Today is my birthday. I’m not doing anything special, just the usual Sunday chores and putterings, but I have been thinking about the last year of my life and what it means for my future.
This time last year I was celebrating with friends, severing a very caustic relationship, and navigating my way carefully into someone’s life. The year has been cathartic, cleansing. I have managed to make the tough decisions necessary for me to be happy, and I don’t have any regrets. I’m different now, but somehow I am exactly the way I was meant to be; happy.
Often times birthdays cause people to think back on their lives and sum up their accomplishments and failures; not me. I am taking this day to look toward the future and embrace every change that I have orchestrated over the past year. I have often said that change is difficult, but I believe it is necessary if we are to open our lives to new paths and new adventures.
The season of my discontent is over, and I can finally see things more clearly. I breathe in each day and all its newness. I am no longer afraid of the turns my life will take. I am not looking back anymore; I’m not critiquing my actions of the past. I am leaving what’s done where it belongs; behind me.

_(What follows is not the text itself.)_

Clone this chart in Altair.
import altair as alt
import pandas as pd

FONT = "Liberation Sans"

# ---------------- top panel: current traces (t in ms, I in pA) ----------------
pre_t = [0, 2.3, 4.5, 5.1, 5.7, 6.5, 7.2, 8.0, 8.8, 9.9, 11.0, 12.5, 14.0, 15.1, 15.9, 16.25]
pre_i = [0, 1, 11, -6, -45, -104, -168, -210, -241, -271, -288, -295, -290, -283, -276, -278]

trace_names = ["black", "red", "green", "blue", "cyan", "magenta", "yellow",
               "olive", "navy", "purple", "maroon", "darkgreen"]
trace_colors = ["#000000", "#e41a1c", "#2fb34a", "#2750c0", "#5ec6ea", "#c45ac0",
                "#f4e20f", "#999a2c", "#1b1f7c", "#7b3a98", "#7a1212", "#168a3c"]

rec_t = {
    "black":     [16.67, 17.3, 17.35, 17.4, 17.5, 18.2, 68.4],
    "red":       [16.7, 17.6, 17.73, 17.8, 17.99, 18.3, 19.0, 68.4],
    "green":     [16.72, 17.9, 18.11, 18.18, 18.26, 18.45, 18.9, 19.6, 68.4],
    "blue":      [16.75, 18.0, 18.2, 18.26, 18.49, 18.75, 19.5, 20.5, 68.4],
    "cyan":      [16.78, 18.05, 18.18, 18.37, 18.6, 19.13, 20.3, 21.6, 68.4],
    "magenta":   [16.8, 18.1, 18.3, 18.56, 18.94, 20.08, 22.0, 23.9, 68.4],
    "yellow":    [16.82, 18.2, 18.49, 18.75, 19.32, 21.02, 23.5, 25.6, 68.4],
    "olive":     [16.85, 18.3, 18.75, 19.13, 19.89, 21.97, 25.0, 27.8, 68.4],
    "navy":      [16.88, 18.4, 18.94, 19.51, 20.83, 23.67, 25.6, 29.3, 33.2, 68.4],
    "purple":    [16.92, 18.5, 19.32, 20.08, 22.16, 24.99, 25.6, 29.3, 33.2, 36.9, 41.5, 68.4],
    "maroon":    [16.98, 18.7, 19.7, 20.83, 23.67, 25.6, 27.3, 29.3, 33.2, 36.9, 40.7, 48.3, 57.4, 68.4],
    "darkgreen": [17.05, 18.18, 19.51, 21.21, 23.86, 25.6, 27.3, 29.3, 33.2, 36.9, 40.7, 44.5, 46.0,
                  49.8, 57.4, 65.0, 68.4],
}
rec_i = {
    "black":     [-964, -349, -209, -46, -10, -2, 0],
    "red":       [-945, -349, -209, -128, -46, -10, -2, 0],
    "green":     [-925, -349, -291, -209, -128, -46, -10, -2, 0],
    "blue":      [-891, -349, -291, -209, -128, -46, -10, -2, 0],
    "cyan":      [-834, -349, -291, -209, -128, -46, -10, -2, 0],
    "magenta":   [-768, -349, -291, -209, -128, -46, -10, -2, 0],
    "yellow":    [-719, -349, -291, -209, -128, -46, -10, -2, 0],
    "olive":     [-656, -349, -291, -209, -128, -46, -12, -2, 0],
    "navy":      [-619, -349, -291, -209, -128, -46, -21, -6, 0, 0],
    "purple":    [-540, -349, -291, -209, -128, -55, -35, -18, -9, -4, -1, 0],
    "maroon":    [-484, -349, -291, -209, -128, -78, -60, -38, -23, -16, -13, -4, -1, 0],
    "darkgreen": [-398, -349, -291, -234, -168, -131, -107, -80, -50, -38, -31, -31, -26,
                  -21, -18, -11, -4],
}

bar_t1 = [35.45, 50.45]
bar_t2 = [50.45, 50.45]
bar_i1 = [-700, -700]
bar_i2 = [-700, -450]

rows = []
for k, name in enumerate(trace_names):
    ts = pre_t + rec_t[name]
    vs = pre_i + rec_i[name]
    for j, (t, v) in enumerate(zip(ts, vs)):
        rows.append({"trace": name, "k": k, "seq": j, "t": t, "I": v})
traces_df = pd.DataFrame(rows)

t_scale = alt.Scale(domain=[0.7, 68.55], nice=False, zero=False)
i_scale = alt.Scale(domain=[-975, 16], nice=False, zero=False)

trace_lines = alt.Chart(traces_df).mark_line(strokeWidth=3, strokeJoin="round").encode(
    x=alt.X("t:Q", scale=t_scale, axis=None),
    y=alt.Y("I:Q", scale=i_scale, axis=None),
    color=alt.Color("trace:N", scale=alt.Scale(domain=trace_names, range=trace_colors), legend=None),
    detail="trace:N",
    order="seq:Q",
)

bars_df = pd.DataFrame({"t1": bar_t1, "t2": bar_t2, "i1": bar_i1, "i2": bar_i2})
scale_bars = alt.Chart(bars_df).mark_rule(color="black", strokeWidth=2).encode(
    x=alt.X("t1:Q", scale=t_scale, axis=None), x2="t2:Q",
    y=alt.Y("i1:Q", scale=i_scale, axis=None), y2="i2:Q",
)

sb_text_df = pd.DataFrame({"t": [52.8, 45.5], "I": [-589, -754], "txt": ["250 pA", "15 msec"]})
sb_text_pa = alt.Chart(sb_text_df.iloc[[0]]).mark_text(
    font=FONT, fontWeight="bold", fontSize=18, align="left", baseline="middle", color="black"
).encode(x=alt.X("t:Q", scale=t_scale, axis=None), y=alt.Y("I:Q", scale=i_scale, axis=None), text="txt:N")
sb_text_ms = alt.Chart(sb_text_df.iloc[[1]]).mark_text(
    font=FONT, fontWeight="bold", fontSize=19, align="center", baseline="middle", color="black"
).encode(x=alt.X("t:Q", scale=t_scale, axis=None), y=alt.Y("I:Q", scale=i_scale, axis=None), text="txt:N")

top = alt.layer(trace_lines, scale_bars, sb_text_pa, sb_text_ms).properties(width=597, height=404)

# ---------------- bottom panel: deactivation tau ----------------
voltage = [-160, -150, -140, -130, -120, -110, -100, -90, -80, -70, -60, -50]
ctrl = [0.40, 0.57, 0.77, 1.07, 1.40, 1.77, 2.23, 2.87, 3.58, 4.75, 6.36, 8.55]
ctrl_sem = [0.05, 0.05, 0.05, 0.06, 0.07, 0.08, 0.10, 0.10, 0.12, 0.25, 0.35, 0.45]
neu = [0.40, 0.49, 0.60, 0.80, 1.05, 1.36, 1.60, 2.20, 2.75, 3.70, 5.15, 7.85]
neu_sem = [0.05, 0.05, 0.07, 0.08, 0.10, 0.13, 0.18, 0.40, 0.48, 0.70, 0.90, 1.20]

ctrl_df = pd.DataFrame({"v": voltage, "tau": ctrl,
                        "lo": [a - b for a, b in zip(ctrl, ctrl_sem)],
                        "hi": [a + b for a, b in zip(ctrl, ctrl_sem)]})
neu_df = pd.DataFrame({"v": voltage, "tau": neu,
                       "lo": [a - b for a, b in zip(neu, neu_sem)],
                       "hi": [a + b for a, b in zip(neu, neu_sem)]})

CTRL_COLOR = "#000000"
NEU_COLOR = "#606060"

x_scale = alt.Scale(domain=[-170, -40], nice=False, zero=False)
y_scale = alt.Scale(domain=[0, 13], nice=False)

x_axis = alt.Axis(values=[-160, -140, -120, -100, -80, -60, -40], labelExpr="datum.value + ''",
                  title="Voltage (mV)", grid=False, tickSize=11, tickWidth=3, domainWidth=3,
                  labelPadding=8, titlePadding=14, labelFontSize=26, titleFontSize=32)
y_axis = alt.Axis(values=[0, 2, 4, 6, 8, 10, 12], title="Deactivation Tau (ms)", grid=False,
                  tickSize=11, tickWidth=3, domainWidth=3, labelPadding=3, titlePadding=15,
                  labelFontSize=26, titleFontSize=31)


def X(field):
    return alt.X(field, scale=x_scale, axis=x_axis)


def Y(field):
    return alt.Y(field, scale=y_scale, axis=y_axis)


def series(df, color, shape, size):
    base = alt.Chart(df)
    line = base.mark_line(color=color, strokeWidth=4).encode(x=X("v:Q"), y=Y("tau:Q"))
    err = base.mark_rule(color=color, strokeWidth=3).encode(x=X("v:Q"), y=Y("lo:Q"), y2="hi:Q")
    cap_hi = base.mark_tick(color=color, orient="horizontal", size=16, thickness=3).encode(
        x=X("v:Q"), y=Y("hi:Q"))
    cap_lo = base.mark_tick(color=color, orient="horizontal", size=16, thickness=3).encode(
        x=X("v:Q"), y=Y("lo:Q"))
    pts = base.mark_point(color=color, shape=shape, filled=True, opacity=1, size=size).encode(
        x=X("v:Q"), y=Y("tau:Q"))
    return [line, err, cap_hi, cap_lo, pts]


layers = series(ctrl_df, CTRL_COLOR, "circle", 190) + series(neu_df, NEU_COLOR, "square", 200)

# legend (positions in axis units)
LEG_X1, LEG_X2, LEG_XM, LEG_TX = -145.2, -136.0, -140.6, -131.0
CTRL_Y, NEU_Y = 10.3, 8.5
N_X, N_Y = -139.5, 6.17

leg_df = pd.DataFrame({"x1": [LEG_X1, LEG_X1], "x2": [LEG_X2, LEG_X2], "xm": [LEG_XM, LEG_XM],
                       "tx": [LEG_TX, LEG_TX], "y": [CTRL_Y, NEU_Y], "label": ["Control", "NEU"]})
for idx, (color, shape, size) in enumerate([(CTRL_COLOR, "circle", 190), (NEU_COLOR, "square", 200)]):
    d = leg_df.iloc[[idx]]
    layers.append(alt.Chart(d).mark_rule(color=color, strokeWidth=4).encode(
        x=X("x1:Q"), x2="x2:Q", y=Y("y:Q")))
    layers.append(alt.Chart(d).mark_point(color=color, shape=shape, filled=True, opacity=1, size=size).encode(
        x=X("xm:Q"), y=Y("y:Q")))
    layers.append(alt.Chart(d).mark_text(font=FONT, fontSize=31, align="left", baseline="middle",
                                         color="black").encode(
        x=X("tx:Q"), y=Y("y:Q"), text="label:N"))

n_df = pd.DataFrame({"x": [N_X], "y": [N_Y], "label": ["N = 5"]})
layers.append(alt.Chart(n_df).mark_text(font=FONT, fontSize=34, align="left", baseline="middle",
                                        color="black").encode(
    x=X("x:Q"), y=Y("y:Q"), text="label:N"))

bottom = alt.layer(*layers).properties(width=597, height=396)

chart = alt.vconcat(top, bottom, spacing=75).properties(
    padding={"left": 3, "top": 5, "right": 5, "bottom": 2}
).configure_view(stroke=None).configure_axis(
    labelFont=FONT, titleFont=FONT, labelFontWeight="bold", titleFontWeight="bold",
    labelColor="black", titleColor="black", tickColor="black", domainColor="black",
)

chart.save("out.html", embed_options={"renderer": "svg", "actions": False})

It’s my birthday, and I have given myself the greatest gift of all; my happiness.
“Sometimes the ups and downs of life need to be balanced by the evens. Between your peaks and valleys, plateau. For a while, seek neither the highest heights nor the deepest depths. Let things be on an even keel. Plateau. Give yourself a respite from the drama and the turmoil. Take a break from the incessant push to find a new job, to upgrade your computer, to meet the perfect somebody, to gain ten pounds or lose twenty, to move to a new city, to go back to school. When things level off, let them stay level. Recharge and refresh your batteries. Look to the horizon without rushing to touch it up close. There will be more highs; there will be more lows. But for now, take it easy; plateau.” ~ Rachel Snyder
I’m getting close to my plateau. The crazy stir of my life is slowing down and I am able to see level ground more easily now. For months, time has been my enemy. Now, time is my motivator.

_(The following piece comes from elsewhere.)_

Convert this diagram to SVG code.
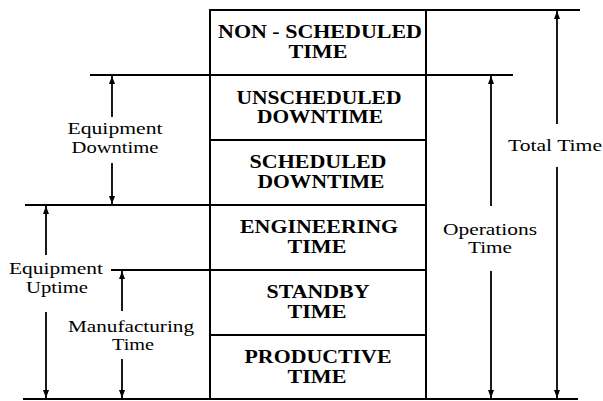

I’m almost done here. I’m making my plans, organizing, preparing. I’m treading carefully, but I’m not looking back. I feel the rise of my path beginning to level out now. For the first time in months, my plateau is coming into view.
The turn of my life is slowing down and I have found my place with an amazing woman. I have waited a so long to find someone who wants me to be me, from the beginning, she has wanted me to be myself. All my flaws, my bad habits, my wonky smile, the crazy hair, my love of dogs, my quiet and my loud; she wants that. With so much happening at the speed of light over the past year, I have to catch myself sometimes and look around, just to make sure it’s all real. It is.
She is my plateau.
“Ignore ignorant minds and ignorant actions. When half-truths or untruths are cast in your direction, ignore them. When you receive letters filled with vituperative trash, tear them up and throw them into the fire. To repel unwanted and untoward advances, ignore them. Ignore all kinds of verbal slings and arrows. Turn away, turn around, and walk away. Turn the other cheek. Say good-bye, and then hang up the phone. Pay no attention to the ravings of jealous fools. Ignore unfounded slurs on your character and your reputation. Give them no fuel, and they will eventually die out. To reject, ignore. To snuff, ignore. You suffer no ignominy when you choose to ignore.” ~Rachel Snyder
Change is difficult. Sometimes the people in your life don’t agree with the changes you are going through; they resist and sabotage the change every step of the way. Ignore them. Ignore them all.
Embrace your change and keep your focus. Don’t let the negative energy of others stall you out half way through, push harder and keep moving forward. Those who do no support your journey, don’t need to join you. Ignore everything, and everyone, that isn’t in line with where you are headed. Ignore the negative, the bitter, the dislike; just ignore it.